NJCU began the current fiscal year with a deficit of more than $20 million. Despite previous cost-cutting measures, it still faces a $12.67 million deficit that must be addressed. It projects that the new round of reductions will allow it “to move forward beyond its current fiscal emergency.”
This month also saw one institution begin to right its financial ship. Earlier this year, facing a $12.5 million budget deficit and long-term debt of $78 million, Henderson State University, a public university in Arkansas declared financial exigency, resulting in dozens of academic program closures and dramatic reductions in the number of faculty and staff.
A new financial audit confirmed that the university was digging out of its hole. Its faculty and staff headcount has been reduced from 330 to 230 employees, resulting in a 23% reduction in personnel and benefit costs. Accounts payable have been lowered by 80%, and its net financial position has improved from $21 million to almost $32 million.

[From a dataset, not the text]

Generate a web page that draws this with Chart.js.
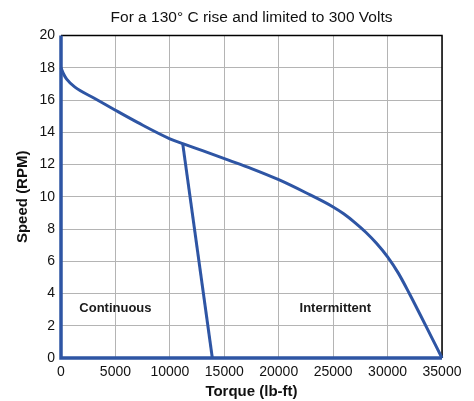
<!DOCTYPE html>
<html>
<head>
<meta charset="utf-8">
<script src="https://cdn.jsdelivr.net/npm/chart.js@4.4.1/dist/chart.umd.min.js"></script>
<style>
  html, body { margin: 0; padding: 0; background: #fff; }
  canvas { display: block; }
</style>
</head>
<body>
<canvas id="torqueChart" width="474" height="401"></canvas>
<script>
// 곡선 데이터 (토크 lb-ft / 속도 RPM)
const curveTorque = [0, 250, 520, 1280, 3100, 5000, 7070, 10000, 11180, 13000, 15450, 17500, 20000, 22500, 25000, 26000, 27000, 28000, 29000, 30000, 31000, 32000, 33000, 34000, 35000];
const curveSpeed  = [18, 17.6, 17.3, 16.8, 16.1, 15.37, 14.6, 13.6, 13.3, 12.86, 12.26, 11.75, 11.06, 10.25, 9.37, 8.93, 8.4, 7.8, 7.1, 6.27, 5.25, 4.0, 2.68, 1.34, 0];

// 연속 운전 한계선
const contTorque = [11180, 13900];
const contSpeed  = [13.3, 0];

// 외곽선 (좌측, 하단)
const edgeTorque = [0, 0, 35000];
const edgeSpeed  = [20, 0, 0];

// 영역 라벨
const regionNames  = ['Continuous', 'Intermittent'];
const regionTorque = [5000, 25200];
const regionSpeed  = [3.1, 3.1];

const xTicks = [0, 5000, 10000, 15000, 20000, 25000, 30000, 35000];
const yTicks = [0, 2, 4, 6, 8, 10, 12, 14, 16, 18, 20];

const BLUE = '#2e55a4';
const FONT = "'Liberation Sans', Arial, sans-serif";

const toPoints = (xs, ys) => xs.map((x, i) => ({ x: x, y: ys[i] }));

/*
 * 상단, 우측 검은 테두리
 */
const frameBorder = {
    id: 'frameBorder',
    beforeDatasetsDraw(chart) {
        const { ctx, chartArea: a } = chart;
        ctx.save();
        ctx.strokeStyle = '#000';
        ctx.lineWidth = 1.5;
        ctx.beginPath();
        ctx.moveTo(a.left, a.top);
        ctx.lineTo(a.right, a.top);
        ctx.lineTo(a.right, a.bottom);
        ctx.stroke();
        ctx.restore();
    }
};

/*
 * Continuous / Intermittent 텍스트
 */
const regionText = {
    id: 'regionText',
    afterDatasetsDraw(chart) {
        const { ctx, scales } = chart;
        ctx.save();
        ctx.font = 'bold 13px ' + FONT;
        ctx.fillStyle = '#1a1a1a';
        ctx.textAlign = 'center';
        ctx.textBaseline = 'middle';
        regionNames.forEach((name, i) => {
            ctx.fillText(name, scales.x.getPixelForValue(regionTorque[i]), scales.y.getPixelForValue(regionSpeed[i]));
        });
        ctx.restore();
    }
};

document.addEventListener("DOMContentLoaded", function() {
    const ctx = document.getElementById('torqueChart').getContext('2d');

    new Chart(ctx, {
        type: 'scatter',
        data: {
            datasets: [{
                data: toPoints(curveTorque, curveSpeed),
                showLine: true,
                borderColor: BLUE,
                borderWidth: 3,
                pointRadius: 0,
                cubicInterpolationMode: 'monotone',
                clip: 4
            }, {
                data: toPoints(contTorque, contSpeed),
                showLine: true,
                borderColor: BLUE,
                borderWidth: 3,
                pointRadius: 0
            }, {
                data: toPoints(edgeTorque, edgeSpeed),
                showLine: true,
                borderColor: BLUE,
                borderWidth: 3.5,
                pointRadius: 0,
                clip: false
            }]
        },
        options: {
            responsive: false,
            animation: false,
            layout: { padding: { left: 0, right: 32, top: 0, bottom: 0 } },
            plugins: {
                legend: { display: false },
                tooltip: { enabled: false },
                title: {
                    display: true,
                    text: 'For a 130\u00b0 C rise and limited to 300 Volts',
                    fullSize: false,
                    color: '#111',
                    font: { family: FONT, size: 15.5, weight: 'normal' },
                    padding: { top: 8, bottom: 9 }
                }
            },
            scales: {
                x: {
                    type: 'linear',
                    min: 0,
                    max: 35000,
                    afterBuildTicks: s => { s.ticks = xTicks.map(v => ({ value: v })); },
                    afterFit: s => { s.height = 43; },
                    grid: { color: '#b4b4b4', lineWidth: 1, drawTicks: false },
                    border: { display: false },
                    ticks: {
                        color: '#111', padding: 6, maxRotation: 0,
                        font: { family: FONT, size: 14 },
                        callback: v => String(v)
                    },
                    title: {
                        display: true,
                        text: 'Torque (lb-ft)',
                        color: '#111',
                        font: { family: FONT, size: 15, weight: 'bold' },
                        padding: { top: 0, bottom: 0 }
                    }
                },
                y: {
                    type: 'linear',
                    min: 0,
                    max: 20,
                    afterBuildTicks: s => { s.ticks = yTicks.map(v => ({ value: v })); },
                    afterFit: s => { s.width = 61; },
                    grid: { color: '#b4b4b4', lineWidth: 1, drawTicks: false },
                    border: { display: false },
                    ticks: {
                        color: '#111', padding: 6,
                        font: { family: FONT, size: 14 },
                        callback: v => String(v)
                    },
                    title: {
                        display: true,
                        text: 'Speed (RPM)',
                        color: '#111',
                        font: { family: FONT, size: 15, weight: 'bold' },
                        padding: { top: 14, bottom: 0 }
                    }
                }
            }
        },
        plugins: [frameBorder, regionText]
    });
});
</script>
</body>
</html>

Small, cash-strapped colleges are likely to face more tough budgets next year and into the future. Fitch Ratings predicts a deteriorating credit environment for higher education, citing “meaningful macroeconomic headwinds in inflation, labor and wage pressure, along with generally soft enrollment.” Although Fitch maintained a stable look overall for the higher ed sector, it also recognized that tuition increases – especially at small colleges – would probably not be enough to cover the increased expenses almost all institutions will face absent substantial efforts at cost containment.